▶ _Task objective_
Go through the records and copy each line where the word "this" occurs.

▶ _Dataset records_
⁂

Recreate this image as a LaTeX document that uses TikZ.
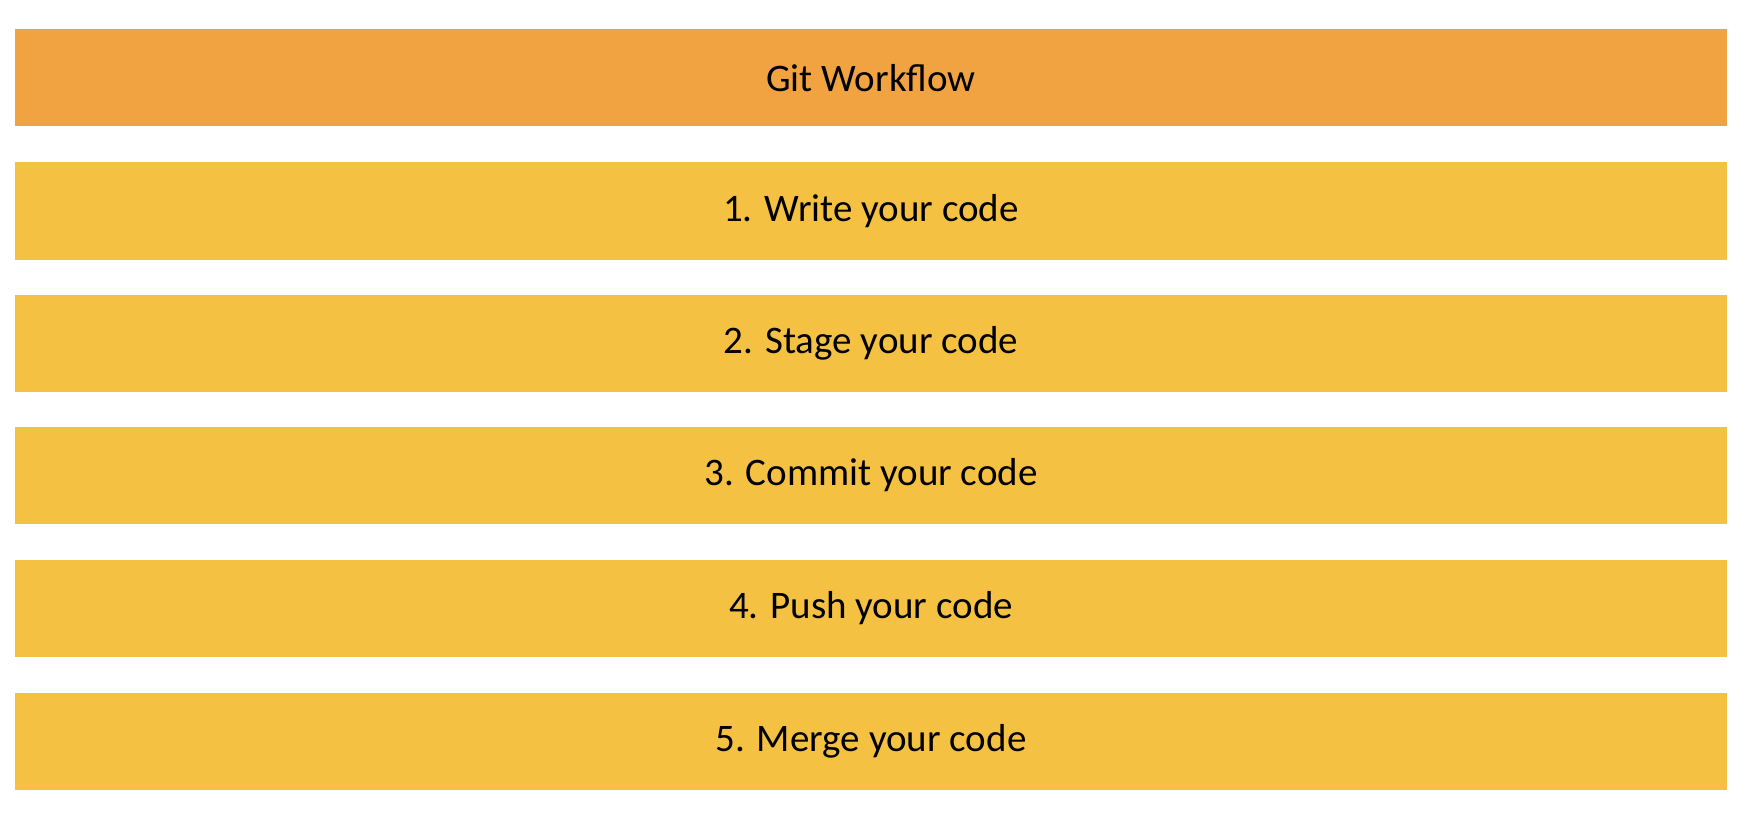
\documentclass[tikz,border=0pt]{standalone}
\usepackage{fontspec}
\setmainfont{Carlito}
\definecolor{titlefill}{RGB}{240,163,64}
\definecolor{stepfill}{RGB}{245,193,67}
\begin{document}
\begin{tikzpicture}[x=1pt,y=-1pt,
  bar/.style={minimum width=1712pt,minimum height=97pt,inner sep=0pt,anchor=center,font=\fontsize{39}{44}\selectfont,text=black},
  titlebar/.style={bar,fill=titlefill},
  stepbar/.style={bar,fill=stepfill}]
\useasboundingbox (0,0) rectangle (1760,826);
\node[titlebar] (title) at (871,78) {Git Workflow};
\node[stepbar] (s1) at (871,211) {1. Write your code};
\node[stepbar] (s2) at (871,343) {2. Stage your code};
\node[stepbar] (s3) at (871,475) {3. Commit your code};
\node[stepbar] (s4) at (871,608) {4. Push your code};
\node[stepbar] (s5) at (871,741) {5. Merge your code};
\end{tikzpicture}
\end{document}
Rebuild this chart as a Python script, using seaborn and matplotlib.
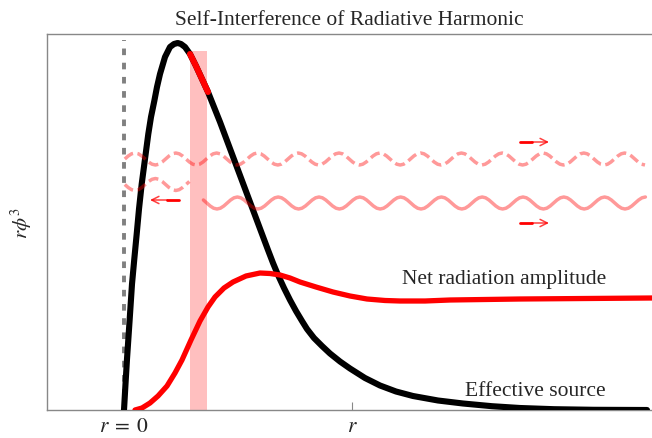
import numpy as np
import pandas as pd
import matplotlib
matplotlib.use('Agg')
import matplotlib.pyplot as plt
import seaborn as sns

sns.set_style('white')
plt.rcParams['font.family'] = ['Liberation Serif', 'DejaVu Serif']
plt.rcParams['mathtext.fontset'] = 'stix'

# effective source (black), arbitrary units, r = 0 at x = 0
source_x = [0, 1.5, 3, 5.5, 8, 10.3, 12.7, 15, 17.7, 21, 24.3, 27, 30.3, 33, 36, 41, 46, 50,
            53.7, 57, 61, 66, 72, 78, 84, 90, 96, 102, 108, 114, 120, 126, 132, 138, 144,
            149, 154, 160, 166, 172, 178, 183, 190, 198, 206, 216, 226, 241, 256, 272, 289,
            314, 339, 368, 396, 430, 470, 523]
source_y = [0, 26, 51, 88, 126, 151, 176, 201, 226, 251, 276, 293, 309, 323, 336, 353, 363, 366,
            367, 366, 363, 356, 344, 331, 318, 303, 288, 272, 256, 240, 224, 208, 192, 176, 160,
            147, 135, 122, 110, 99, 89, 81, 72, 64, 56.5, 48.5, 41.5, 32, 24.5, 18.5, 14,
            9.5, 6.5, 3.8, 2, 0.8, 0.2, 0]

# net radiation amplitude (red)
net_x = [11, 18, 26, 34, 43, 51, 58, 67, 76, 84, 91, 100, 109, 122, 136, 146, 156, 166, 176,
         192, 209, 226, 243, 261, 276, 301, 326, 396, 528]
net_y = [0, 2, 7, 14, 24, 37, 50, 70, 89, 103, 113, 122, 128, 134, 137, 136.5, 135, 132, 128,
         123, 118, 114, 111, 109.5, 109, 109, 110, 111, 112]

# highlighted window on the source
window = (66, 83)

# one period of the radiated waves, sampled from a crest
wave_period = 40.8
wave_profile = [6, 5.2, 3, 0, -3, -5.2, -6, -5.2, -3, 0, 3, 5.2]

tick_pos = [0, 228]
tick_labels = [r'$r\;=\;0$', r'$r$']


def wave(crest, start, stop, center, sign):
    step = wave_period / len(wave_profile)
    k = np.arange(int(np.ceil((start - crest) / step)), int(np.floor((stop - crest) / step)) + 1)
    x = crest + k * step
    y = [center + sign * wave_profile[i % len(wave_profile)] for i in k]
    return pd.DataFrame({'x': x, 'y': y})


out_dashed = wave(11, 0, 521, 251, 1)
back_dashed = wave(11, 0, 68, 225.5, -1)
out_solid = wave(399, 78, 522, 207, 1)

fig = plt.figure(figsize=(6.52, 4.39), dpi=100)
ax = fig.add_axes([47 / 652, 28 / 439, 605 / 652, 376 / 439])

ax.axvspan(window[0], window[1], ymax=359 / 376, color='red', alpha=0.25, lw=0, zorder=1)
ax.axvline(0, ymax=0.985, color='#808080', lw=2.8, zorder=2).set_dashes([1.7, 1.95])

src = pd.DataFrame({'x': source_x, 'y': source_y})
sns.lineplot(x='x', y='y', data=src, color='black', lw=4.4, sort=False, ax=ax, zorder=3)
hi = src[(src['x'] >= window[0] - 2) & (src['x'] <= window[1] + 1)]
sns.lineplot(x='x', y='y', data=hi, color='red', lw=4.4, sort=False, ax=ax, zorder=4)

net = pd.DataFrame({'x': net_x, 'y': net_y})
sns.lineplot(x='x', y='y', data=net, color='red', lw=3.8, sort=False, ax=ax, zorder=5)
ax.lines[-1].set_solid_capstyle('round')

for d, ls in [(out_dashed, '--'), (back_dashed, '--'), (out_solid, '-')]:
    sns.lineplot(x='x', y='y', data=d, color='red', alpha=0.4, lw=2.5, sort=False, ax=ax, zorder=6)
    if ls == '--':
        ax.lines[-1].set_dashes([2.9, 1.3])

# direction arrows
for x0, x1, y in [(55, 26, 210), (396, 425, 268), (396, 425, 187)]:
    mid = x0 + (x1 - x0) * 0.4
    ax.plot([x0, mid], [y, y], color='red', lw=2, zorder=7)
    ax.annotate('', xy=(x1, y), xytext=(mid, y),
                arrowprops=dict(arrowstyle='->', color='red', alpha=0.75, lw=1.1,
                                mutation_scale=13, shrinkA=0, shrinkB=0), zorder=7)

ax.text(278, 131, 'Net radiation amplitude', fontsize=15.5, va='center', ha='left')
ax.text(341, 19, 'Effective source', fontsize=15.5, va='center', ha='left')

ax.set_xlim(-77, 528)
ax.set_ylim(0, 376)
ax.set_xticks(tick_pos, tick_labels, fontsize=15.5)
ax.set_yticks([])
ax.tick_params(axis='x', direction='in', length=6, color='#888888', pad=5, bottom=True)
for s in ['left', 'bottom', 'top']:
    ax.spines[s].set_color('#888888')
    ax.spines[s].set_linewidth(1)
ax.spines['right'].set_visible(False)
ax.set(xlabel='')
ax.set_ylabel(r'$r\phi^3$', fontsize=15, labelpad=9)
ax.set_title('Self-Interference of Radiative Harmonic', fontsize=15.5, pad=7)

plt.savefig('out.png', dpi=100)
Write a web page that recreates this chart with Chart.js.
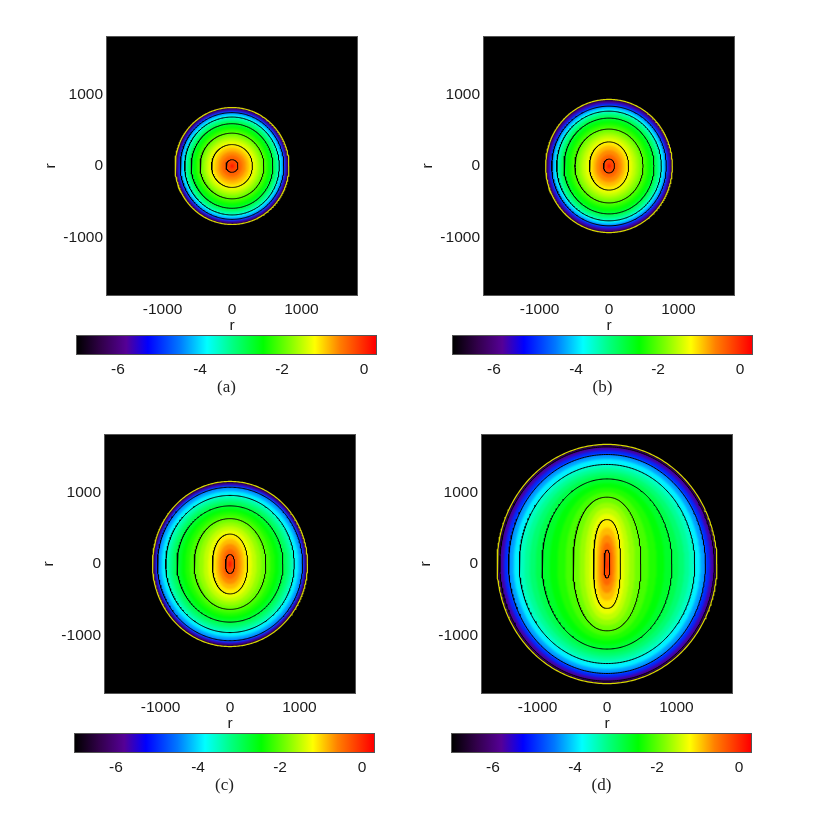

⁂

▶ _Result of the task_
Recreate this image as a LaTeX document that uses TikZ.
Rebuild this chart as a Python script, using seaborn and matplotlib.
Write a web page that recreates this chart with Chart.js.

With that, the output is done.